= Aim of the task =
Repeat what the lines below say, word for word, and skip every image.

--- Information supplied ---

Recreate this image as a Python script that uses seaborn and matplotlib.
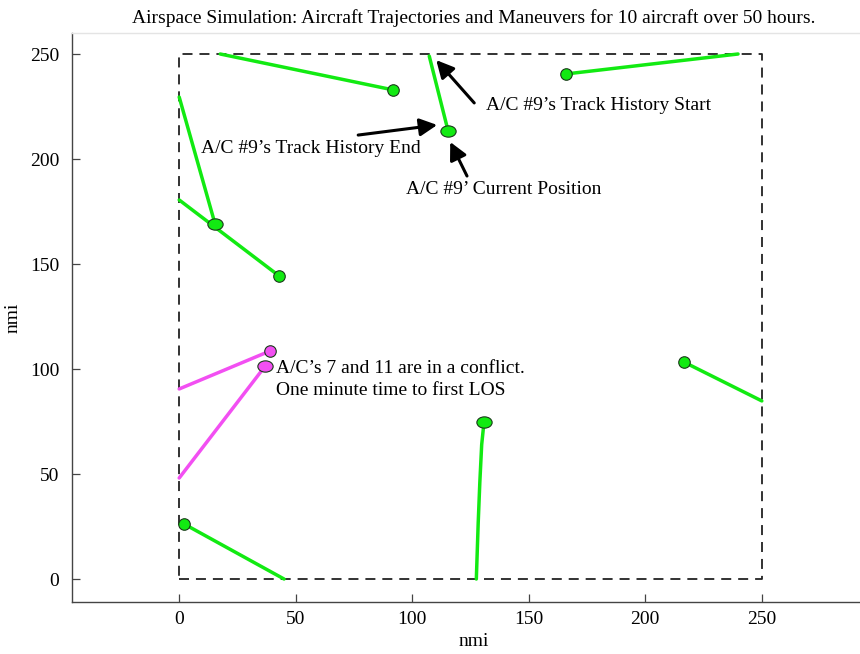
import numpy as np
import pandas as pd
import matplotlib
matplotlib.use("Agg")
import matplotlib.pyplot as plt
from matplotlib.path import Path
from matplotlib.transforms import Affine2D
import seaborn as sns

# Track histories (nmi). The last point of each track is the current position.
ac_ids = ["AC1", "AC2", "AC3", "AC9", "AC5", "AC6", "AC7", "AC11", "AC8", "AC10"]
track_x = [
    [17.6, 91.8],
    [0.0, 15.4],
    [0.0, 42.9],
    [107.3, 115.4],
    [239.8, 166.0],
    [250.0, 216.6],
    [0.0, 39.0],
    [0.0, 36.9],
    [127.5, 128.3, 129.0, 129.8, 130.8],
    [45.0, 2.1],
]
track_y = [
    [250.0, 232.9],
    [229.5, 169.0],
    [180.5, 144.3],
    [249.0, 213.3],
    [250.0, 240.5],
    [84.8, 103.3],
    [90.5, 108.6],
    [48.1, 101.4],
    [0.0, 26.7, 46.0, 64.0, 74.8],
    [0.0, 26.2],
]
in_conflict = [False, False, False, False, False, False, True, True, False, False]
oval_marker = [False, True, False, True, False, False, False, True, True, False]

# Airspace boundary
sector_x = [0, 250, 250, 0, 0]
sector_y = [0, 0, 250, 250, 0]

title = "Airspace Simulation: Aircraft Trajectories and Maneuvers for 10 aircraft over 50 hours."

# Annotation text: (label, text position, arrow tail, arrow tip)
notes = [
    ("A/C #9\u2019s Track History Start", (131.7, 225.7), (126.6, 226.7), (110.3, 247.1)),
    ("A/C #9\u2019s Track History End", (9.4, 205.2), (76.8, 211.4), (110.7, 216.2)),
    ("A/C #9\u2019 Current Position", (97.4, 185.7), (123.5, 191.9), (116.3, 208.1)),
]
conflict_note = "A/C\u2019s 7 and 11 are in a conflict.\nOne minute time to first LOS"
conflict_pos = (41.6, 95.0)

GREEN = "#12ea12"
MAGENTA = "#f24ff2"

sns.set_theme(style="white")
plt.rcParams["font.family"] = ["Liberation Serif", "DejaVu Serif"]
plt.rcParams["lines.scale_dashes"] = False
plt.rcParams["text.color"] = "black"
plt.rcParams["axes.labelcolor"] = "black"

rows = []
for ac, xs, ys, conf in zip(ac_ids, track_x, track_y, in_conflict):
    for i, (x, y) in enumerate(zip(xs, ys)):
        rows.append({"ac": ac, "step": i, "x": x, "y": y,
                     "state": "conflict" if conf else "normal"})
tracks = pd.DataFrame(rows)

fig = plt.figure(figsize=(8.6, 6.54), dpi=100)
ax = fig.add_axes([72 / 860, (654 - 601.7) / 654, (876 - 72) / 860, (601.7 - 33) / 654])

# Sector boundary
ax.plot(sector_x, sector_y, color="#222222", lw=1.3, dashes=(7.2, 5.0), zorder=1)

# Trajectories
sns.lineplot(data=tracks, x="x", y="y", units="ac", hue="state", estimator=None,
             sort=False, palette={"normal": GREEN, "conflict": MAGENTA},
             lw=2.5, legend=False, ax=ax, zorder=2)

# Current positions
oval = Path.unit_circle().transformed(Affine2D().scale(1.0, 0.74))
last = tracks.groupby("ac", sort=False).tail(1).set_index("ac").loc[ac_ids].reset_index()
for (_, r), is_oval in zip(last.iterrows(), oval_marker):
    color = MAGENTA if r["state"] == "conflict" else GREEN
    if is_oval:
        ax.plot(r["x"], r["y"], marker=oval, ms=11, mfc=color, mec="#1a3a1a",
                mew=0.8, ls="none", zorder=3)
    else:
        ax.plot(r["x"], r["y"], marker="o", ms=8.3, mfc=color, mec="#1a3a1a",
                mew=0.8, ls="none", zorder=3)

# Annotations
for label, tpos, tail, tip in notes:
    ax.text(tpos[0], tpos[1], label, fontsize=14, ha="left", va="center", zorder=4)
    ax.annotate("", xy=tip, xytext=tail,
                arrowprops=dict(arrowstyle="-|>,head_length=0.75,head_width=0.38",
                                mutation_scale=14, lw=2.2, color="black",
                                shrinkA=0, shrinkB=0), zorder=4)
ax.text(conflict_pos[0], conflict_pos[1], conflict_note, fontsize=14,
        ha="left", va="center", linespacing=1.32, zorder=4)

ax.set_xlim(-46, 299)
ax.set_ylim(-10.8, 260)
ax.set_xticks([0, 50, 100, 150, 200, 250])
ax.set_yticks([0, 50, 100, 150, 200, 250])
ax.tick_params(direction="in", length=6, width=0.9, color="#444444",
               labelsize=14, labelcolor="black", bottom=True, left=True)
ax.tick_params(axis="x", pad=7)
ax.tick_params(axis="y", pad=9)
for side in ["left", "bottom"]:
    ax.spines[side].set_color("#444444")
    ax.spines[side].set_linewidth(1.0)
ax.spines["top"].set_color("#e4e4e4")
ax.spines["top"].set_linewidth(1.0)
ax.spines["right"].set_visible(False)

ax.set_xlabel("nmi", fontsize=14, labelpad=3)
ax.set_ylabel("nmi", fontsize=14, labelpad=6)
ax.set_title(title, fontsize=14, pad=7)

fig.savefig("out.png", dpi=100)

---

= Result of this task =
Recreate this image as a Python script that uses seaborn and matplotlib.
import numpy as np
import pandas as pd
import matplotlib
matplotlib.use("Agg")
import matplotlib.pyplot as plt
from matplotlib.path import Path
from matplotlib.transforms import Affine2D
import seaborn as sns

# Track histories (nmi). The last point of each track is the current position.
ac_ids = ["AC1", "AC2", "AC3", "AC9", "AC5", "AC6", "AC7", "AC11", "AC8", "AC10"]
track_x = [
    [17.6, 91.8],
    [0.0, 15.4],
    [0.0, 42.9],
    [107.3, 115.4],
    [239.8, 166.0],
    [250.0, 216.6],
    [0.0, 39.0],
    [0.0, 36.9],
    [127.5, 128.3, 129.0, 129.8, 130.8],
    [45.0, 2.1],
]
track_y = [
    [250.0, 232.9],
    [229.5, 169.0],
    [180.5, 144.3],
    [249.0, 213.3],
    [250.0, 240.5],
    [84.8, 103.3],
    [90.5, 108.6],
    [48.1, 101.4],
    [0.0, 26.7, 46.0, 64.0, 74.8],
    [0.0, 26.2],
]
in_conflict = [False, False, False, False, False, False, True, True, False, False]
oval_marker = [False, True, False, True, False, False, False, True, True, False]

# Airspace boundary
sector_x = [0, 250, 250, 0, 0]
sector_y = [0, 0, 250, 250, 0]

title = "Airspace Simulation: Aircraft Trajectories and Maneuvers for 10 aircraft over 50 hours."

# Annotation text: (label, text position, arrow tail, arrow tip)
notes = [
    ("A/C #9\u2019s Track History Start", (131.7, 225.7), (126.6, 226.7), (110.3, 247.1)),
    ("A/C #9\u2019s Track History End", (9.4, 205.2), (76.8, 211.4), (110.7, 216.2)),
    ("A/C #9\u2019 Current Position", (97.4, 185.7), (123.5, 191.9), (116.3, 208.1)),
]
conflict_note = "A/C\u2019s 7 and 11 are in a conflict.\nOne minute time to first LOS"
conflict_pos = (41.6, 95.0)

GREEN = "#12ea12"
MAGENTA = "#f24ff2"

sns.set_theme(style="white")
plt.rcParams["font.family"] = ["Liberation Serif", "DejaVu Serif"]
plt.rcParams["lines.scale_dashes"] = False
plt.rcParams["text.color"] = "black"
plt.rcParams["axes.labelcolor"] = "black"

rows = []
for ac, xs, ys, conf in zip(ac_ids, track_x, track_y, in_conflict):
    for i, (x, y) in enumerate(zip(xs, ys)):
        rows.append({"ac": ac, "step": i, "x": x, "y": y,
                     "state": "conflict" if conf else "normal"})
tracks = pd.DataFrame(rows)

fig = plt.figure(figsize=(8.6, 6.54), dpi=100)
ax = fig.add_axes([72 / 860, (654 - 601.7) / 654, (876 - 72) / 860, (601.7 - 33) / 654])

# Sector boundary
ax.plot(sector_x, sector_y, color="#222222", lw=1.3, dashes=(7.2, 5.0), zorder=1)

# Trajectories
sns.lineplot(data=tracks, x="x", y="y", units="ac", hue="state", estimator=None,
             sort=False, palette={"normal": GREEN, "conflict": MAGENTA},
             lw=2.5, legend=False, ax=ax, zorder=2)

# Current positions
oval = Path.unit_circle().transformed(Affine2D().scale(1.0, 0.74))
last = tracks.groupby("ac", sort=False).tail(1).set_index("ac").loc[ac_ids].reset_index()
for (_, r), is_oval in zip(last.iterrows(), oval_marker):
    color = MAGENTA if r["state"] == "conflict" else GREEN
    if is_oval:
        ax.plot(r["x"], r["y"], marker=oval, ms=11, mfc=color, mec="#1a3a1a",
                mew=0.8, ls="none", zorder=3)
    else:
        ax.plot(r["x"], r["y"], marker="o", ms=8.3, mfc=color, mec="#1a3a1a",
                mew=0.8, ls="none", zorder=3)

# Annotations
for label, tpos, tail, tip in notes:
    ax.text(tpos[0], tpos[1], label, fontsize=14, ha="left", va="center", zorder=4)
    ax.annotate("", xy=tip, xytext=tail,
                arrowprops=dict(arrowstyle="-|>,head_length=0.75,head_width=0.38",
                                mutation_scale=14, lw=2.2, color="black",
                                shrinkA=0, shrinkB=0), zorder=4)
ax.text(conflict_pos[0], conflict_pos[1], conflict_note, fontsize=14,
        ha="left", va="center", linespacing=1.32, zorder=4)

ax.set_xlim(-46, 299)
ax.set_ylim(-10.8, 260)
ax.set_xticks([0, 50, 100, 150, 200, 250])
ax.set_yticks([0, 50, 100, 150, 200, 250])
ax.tick_params(direction="in", length=6, width=0.9, color="#444444",
               labelsize=14, labelcolor="black", bottom=True, left=True)
ax.tick_params(axis="x", pad=7)
ax.tick_params(axis="y", pad=9)
for side in ["left", "bottom"]:
    ax.spines[side].set_color("#444444")
    ax.spines[side].set_linewidth(1.0)
ax.spines["top"].set_color("#e4e4e4")
ax.spines["top"].set_linewidth(1.0)
ax.spines["right"].set_visible(False)

ax.set_xlabel("nmi", fontsize=14, labelpad=3)
ax.set_ylabel("nmi", fontsize=14, labelpad=6)
ax.set_title(title, fontsize=14, pad=7)

fig.savefig("out.png", dpi=100)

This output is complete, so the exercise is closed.